When brute force is not an option

So, throughout the course of Applied Financial Engineering, Antonio stressed the importance of brute force methodology, but on the last day of the classes today [class before exam], he threw some light on what-if the computing power available is not enough to apply brute force. What if we cannot generate 100,000 random numbers for our calculations, what if we have to work with a limited set of only 1000 past values?

Well, the only option available is then to get the values under constrained samples and reduce the error margin as much as possible. So, it was today that we saw various techniques to reduce the variance of calculations, but considering the processing time as an additional attribute to go along. Eventually, Antonio shared with us a research done by one of the PhD students which clearly showed the amount of variance reduction each method discussed in class can bring in the results for different number of samples, and also the amount of time taken by each method for these samples.
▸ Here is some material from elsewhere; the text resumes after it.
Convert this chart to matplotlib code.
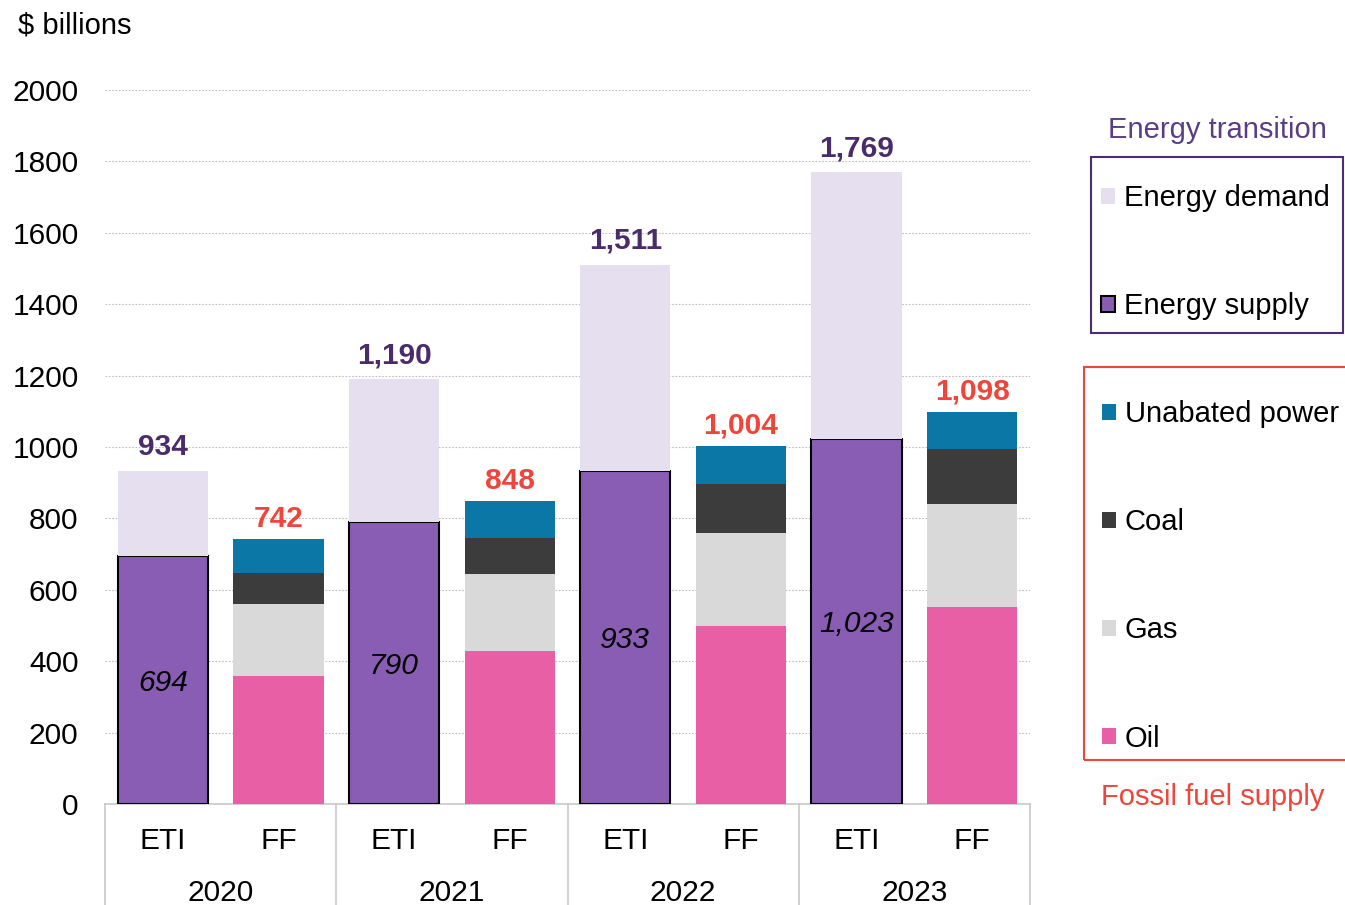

And to bring a sense to all of this discussion, Antonio aptly told us to consider a product of both processing time and the variance reduction value, as our criteria for evaluating each of these methods.

Anyways, spent entire afternoon today to work on the Internet as a Sales Channel group work and now, I also need to complete the Internet as a Sales Channel individual writeup that I have started working on yesterday, and start preparing for exams today. Its going to be long nights these couple of days, and I am all set to live every bit of them.